As for the monster buck from 2009, my hypothesis is that it was not necessarily a sixth sense but rather that he reacted like a deer that had been hunted. He caught a whiff of something that he didn’t like and responded in a way that he felt safe. That particular buck was so in tune that he immediately knew something was off and as mature bucks tend to do; he didn’t wait around to see what it was. Younger deer tend to run through the woods like lit bottle rockets during the rut, but not him, his moves were precise and calculated. An old whitetail has zero tolerance for anything that is unnatural, that is how he stays alive. It is hard to measure the extent of a wild animals sense range. As humans, we don’t necessarily rely on our ability to survive and evade danger on a daily basis so we may never truly know the full spectrum of a prey animals will to survive.

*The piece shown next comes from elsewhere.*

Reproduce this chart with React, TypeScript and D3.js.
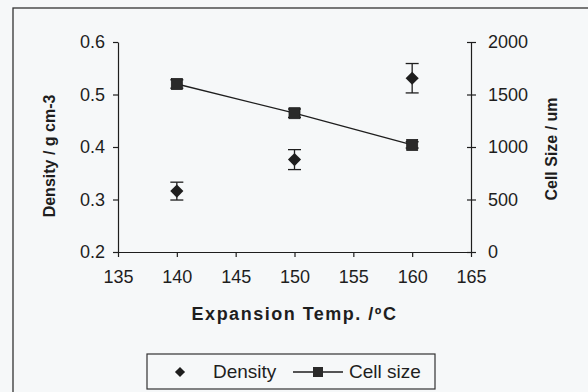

It comes as no surprise that hunters will do just about anything to beat a bucks senses. An old time hunter that I have an awful lot of respect for (which is amplified by the number of P&Y bucks on his wall) once told me to never make direct eye contact with a mature buck when he is within range. He said that the deer could sense it and will get jittery. I don’t know if this is true or not, but I have caught myself on more than one occasion slightly cocking my head to the side and closing one eye. These little mind games are a dime a dozen. We all know that they probably do not make a difference, but what if? Why chance it?

SO is it unfair to think that a mature whitetail is so in tune with his surroundings that he can pinpoint danger simply from relying on previous experience? Absolutely not. It all depends on that particular animal and the run-ins that he has had with perceived danger in the past. The more a hunter alters the area around a stand, the more likely a buck is to be turned off by a given scenario. Someone once described hunting mature deer to me this way; imagine sitting in your living room, you know where everything is placed. You know where the bookcase is, picture frames, furniture, etc. Now imagine somebody came in and moved your recliner 3 feet to the left, would you notice? Perhaps a new scented candle, would you notice that? Apply that directly to a whitetail. They are incredibly in-tune animals and know when their surroundings are altered even in the most minute ways. Maybe that new cover scent that you applied to your boots is not natural to that specific ridge. It may be the best cover scent ever made but a mature buck might associate that smell as unnatural.

Bottom line, bucks learn from close calls and the more he has, the harder he is to hunt. Human pressure and predation can turn a buck into a ghost, but it is that extra edge that makes them so interesting. I can only imagine the number of deer camps where the story of “him” is told every fall, year after year. I think that we as hunters progress in a similar manner to predatory animals. As we age and spend more time hunting, we increase our knowledge base of game species and how to hunt them successfully.

Practice low impact hunting and hunt smart to fool the so called “sixth sense buck.” I still believe that every whitetail is killable, even the most sought after, high pressure, public land bruiser. The best hunting gear in the world can’t buy you years of accumulated lessons learned while in the field.